::: Entries supplied

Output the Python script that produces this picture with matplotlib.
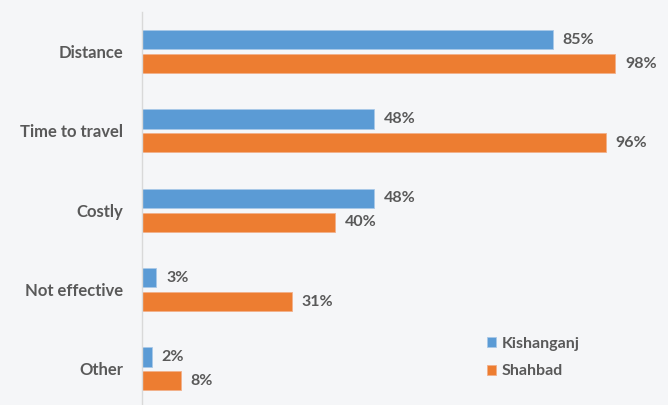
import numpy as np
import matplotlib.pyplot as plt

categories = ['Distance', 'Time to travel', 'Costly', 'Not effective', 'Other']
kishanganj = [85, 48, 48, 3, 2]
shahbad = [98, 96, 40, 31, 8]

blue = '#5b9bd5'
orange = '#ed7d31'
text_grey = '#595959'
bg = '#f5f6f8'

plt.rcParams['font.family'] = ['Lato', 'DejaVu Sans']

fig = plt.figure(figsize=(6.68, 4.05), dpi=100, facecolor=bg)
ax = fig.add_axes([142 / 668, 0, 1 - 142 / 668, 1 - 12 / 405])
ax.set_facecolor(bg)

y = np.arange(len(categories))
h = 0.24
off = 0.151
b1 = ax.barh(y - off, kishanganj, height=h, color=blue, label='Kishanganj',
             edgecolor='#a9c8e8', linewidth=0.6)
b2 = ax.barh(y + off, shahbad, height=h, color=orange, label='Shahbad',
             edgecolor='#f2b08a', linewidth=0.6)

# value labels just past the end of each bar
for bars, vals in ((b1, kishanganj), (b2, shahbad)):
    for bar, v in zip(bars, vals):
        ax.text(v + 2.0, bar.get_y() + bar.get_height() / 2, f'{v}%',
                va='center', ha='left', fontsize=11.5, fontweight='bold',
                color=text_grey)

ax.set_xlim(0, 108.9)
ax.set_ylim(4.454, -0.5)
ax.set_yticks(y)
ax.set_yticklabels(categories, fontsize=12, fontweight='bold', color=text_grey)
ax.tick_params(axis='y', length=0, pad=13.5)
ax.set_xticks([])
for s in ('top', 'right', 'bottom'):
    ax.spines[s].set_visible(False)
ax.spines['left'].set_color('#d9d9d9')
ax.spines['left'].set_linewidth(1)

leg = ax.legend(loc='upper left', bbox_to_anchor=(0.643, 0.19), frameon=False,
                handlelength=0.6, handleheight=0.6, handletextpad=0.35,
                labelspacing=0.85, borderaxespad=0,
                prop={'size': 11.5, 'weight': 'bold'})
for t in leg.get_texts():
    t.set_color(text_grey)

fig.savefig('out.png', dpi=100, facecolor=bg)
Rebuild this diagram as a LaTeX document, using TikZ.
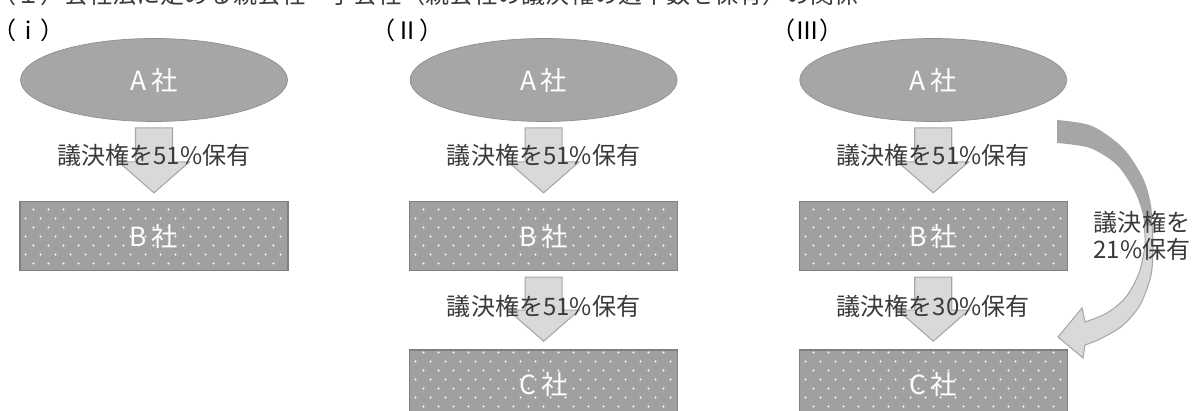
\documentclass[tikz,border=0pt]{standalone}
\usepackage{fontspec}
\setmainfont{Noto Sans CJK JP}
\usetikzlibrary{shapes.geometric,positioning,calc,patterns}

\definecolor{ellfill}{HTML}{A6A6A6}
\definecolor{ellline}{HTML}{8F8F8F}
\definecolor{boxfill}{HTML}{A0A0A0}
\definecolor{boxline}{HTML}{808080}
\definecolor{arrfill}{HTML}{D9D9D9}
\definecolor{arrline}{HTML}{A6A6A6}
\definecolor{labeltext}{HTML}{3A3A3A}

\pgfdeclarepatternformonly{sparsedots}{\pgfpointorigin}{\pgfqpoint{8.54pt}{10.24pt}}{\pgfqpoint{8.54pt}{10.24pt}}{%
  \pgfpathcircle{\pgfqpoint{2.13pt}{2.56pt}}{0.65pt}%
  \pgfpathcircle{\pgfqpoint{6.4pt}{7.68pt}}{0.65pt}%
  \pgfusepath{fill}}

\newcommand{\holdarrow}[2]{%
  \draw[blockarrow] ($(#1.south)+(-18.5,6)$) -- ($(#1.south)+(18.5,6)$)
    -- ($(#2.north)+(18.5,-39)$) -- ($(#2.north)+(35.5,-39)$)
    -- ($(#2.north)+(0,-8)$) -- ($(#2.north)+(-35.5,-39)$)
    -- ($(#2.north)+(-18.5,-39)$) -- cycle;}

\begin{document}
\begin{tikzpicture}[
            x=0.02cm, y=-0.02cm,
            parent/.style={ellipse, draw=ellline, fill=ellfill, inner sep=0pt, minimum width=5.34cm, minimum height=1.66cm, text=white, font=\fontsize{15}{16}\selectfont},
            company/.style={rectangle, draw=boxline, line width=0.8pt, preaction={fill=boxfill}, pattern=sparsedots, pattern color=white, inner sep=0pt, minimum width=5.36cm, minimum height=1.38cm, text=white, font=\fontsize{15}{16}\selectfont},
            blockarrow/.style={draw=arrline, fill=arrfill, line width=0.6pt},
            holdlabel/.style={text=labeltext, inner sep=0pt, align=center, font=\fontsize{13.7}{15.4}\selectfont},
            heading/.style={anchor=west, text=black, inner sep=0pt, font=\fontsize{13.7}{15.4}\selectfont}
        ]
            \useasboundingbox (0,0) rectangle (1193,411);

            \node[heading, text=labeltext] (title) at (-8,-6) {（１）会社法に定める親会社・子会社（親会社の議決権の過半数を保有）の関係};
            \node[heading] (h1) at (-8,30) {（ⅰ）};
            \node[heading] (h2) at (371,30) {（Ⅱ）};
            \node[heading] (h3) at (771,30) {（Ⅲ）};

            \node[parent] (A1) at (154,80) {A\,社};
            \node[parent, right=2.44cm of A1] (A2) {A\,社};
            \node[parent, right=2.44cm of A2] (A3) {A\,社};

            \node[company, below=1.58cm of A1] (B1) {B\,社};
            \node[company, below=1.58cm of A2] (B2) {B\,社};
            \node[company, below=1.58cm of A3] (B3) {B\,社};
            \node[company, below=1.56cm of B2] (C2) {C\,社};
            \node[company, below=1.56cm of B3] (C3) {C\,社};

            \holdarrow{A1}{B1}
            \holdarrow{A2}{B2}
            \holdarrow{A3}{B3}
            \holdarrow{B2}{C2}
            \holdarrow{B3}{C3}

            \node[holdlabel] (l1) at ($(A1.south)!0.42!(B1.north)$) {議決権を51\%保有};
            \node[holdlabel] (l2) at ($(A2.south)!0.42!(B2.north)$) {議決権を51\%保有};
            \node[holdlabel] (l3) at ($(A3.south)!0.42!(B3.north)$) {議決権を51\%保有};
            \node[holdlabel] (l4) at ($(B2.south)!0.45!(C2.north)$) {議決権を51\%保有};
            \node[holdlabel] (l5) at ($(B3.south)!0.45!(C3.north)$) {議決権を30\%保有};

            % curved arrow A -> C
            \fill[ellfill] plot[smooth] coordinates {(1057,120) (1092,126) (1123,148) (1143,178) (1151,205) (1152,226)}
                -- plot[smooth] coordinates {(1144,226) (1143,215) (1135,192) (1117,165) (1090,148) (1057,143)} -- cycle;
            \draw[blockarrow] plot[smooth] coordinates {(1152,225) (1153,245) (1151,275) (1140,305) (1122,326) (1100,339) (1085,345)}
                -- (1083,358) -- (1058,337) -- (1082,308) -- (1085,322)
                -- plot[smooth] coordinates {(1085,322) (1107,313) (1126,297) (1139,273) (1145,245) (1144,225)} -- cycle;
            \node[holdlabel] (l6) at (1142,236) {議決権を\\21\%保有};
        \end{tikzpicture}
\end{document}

::::::

• _Written problem_
Up to and including the line containing "plt.rcParams['font.family'] = ['Lato', 'DejaVu", quote each line of the entries above from the very first, please, exactly and without images.

• _Solution below_
Output the Python script that produces this picture with matplotlib.
import numpy as np
import matplotlib.pyplot as plt

categories = ['Distance', 'Time to travel', 'Costly', 'Not effective', 'Other']
kishanganj = [85, 48, 48, 3, 2]
shahbad = [98, 96, 40, 31, 8]

blue = '#5b9bd5'
orange = '#ed7d31'
text_grey = '#595959'
bg = '#f5f6f8'

plt.rcParams['font.family'] = ['Lato', 'DejaVu Sans']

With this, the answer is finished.